Um im Wissenschaftsbetrieb voran zu kommen, sollte man sich aller Themen enthalten, die zu Ergebnissen führen könnten, die zwar hoch interessant wären, aber den Etablierten auf die Füße tritt. Die alte Idee, mit Hilfe der Wissenschaften Neues, Innovatives zu schaffen, lässt sich mit der Vorgehenswese sicherlich nicht erreichen.
„2. Die Mode macht mich annehmbar für andere. Ich liefere mich Konventionen aus, um anerkannt zu werden. An sich muss das nicht schlecht sein, aber wenn es um Moden im Denken geht (Dummheit ist ein geistiges Phänomen) hebt man die Freiheit auf, wenn man der Konvention folgt. Konventionelles Denken führt zur Veränderung des Wissens. Man weiß nicht mehr um das Wissenswerte im Sinne einer Einsicht in eine Sache, sondern man weiß um das Nicht-Wissenswerte im Sinne von Informationen über etwas. Die Integration des Wissenswerten in der eigenen Person wird gegen Ansammlung von Informationen (aus Korrelationen, V.F.) ausgetauscht.“ Dem ist nichts hinzuzufügen.
„3. Dem Moment nachzulaufen bedeutet bewusst auf innere Stabilität zu verzichten. Man lässt sich von Ereignissen mitreißen. Man tauscht die Erfahrung (gegen) Erlebnis ein. Erfahrungen machen uns zu dem, was wir sind, sie können uns verändern. Sie prägen uns. Erlebnisse verändern uns nicht. Sie liefern uns dem Genuss des Jetzt aus.“ Dem Moment nachzulaufen, ist bequem und manchmal auch angenehm. Man trifft dort viele und es ist bestimmt recht kuschelig. Erkenntnisse werden dort aber nicht geboren – hierzu bedarf es des Rückzugs und des Aufbaus innerer Stabilität, um Neues zu schaffen.

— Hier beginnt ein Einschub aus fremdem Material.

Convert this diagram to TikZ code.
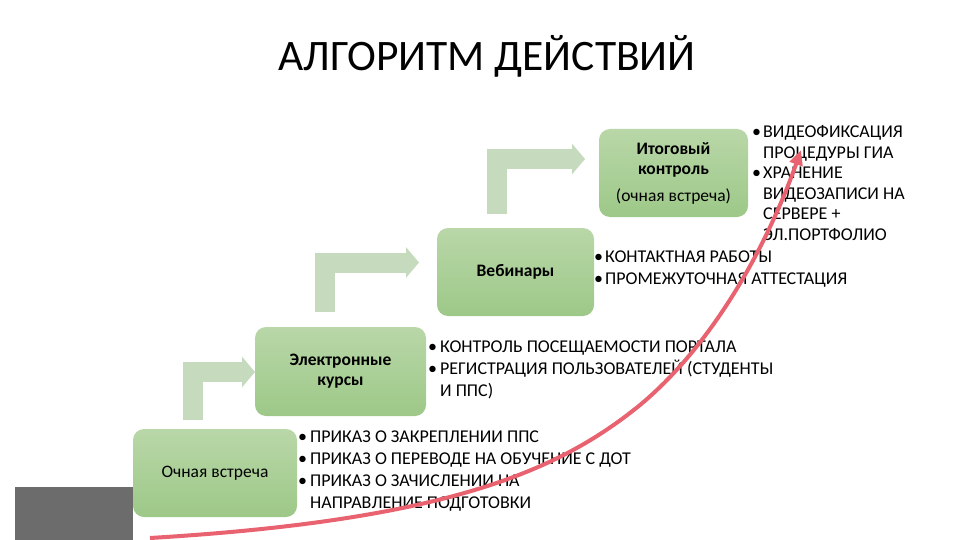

Nietzsche ist schon lange tot, aber Teile seiner unnachahmlichen Aphorismen begeistern noch heute. Seine Ausführungen zu Schopenhauer als Erzieher stammen aus der Zeit um 1875 und sind damit fast 150 Jahre alt. Daraus lässt sich aber auch eine gewisse Beruhigung des Gemüts ablesen. Wenn Nietzsche vor 150 Jahren die Sorge umgetrieben hat, dass die Macht der Dummheit zur Realität werden könnte und wir uns heute umschauen, dann könnte man zu der Einsicht gelangen, dass es wohl ganz so schlimm nicht ist. Oder vielleicht merken wir das auch gar nicht mehr?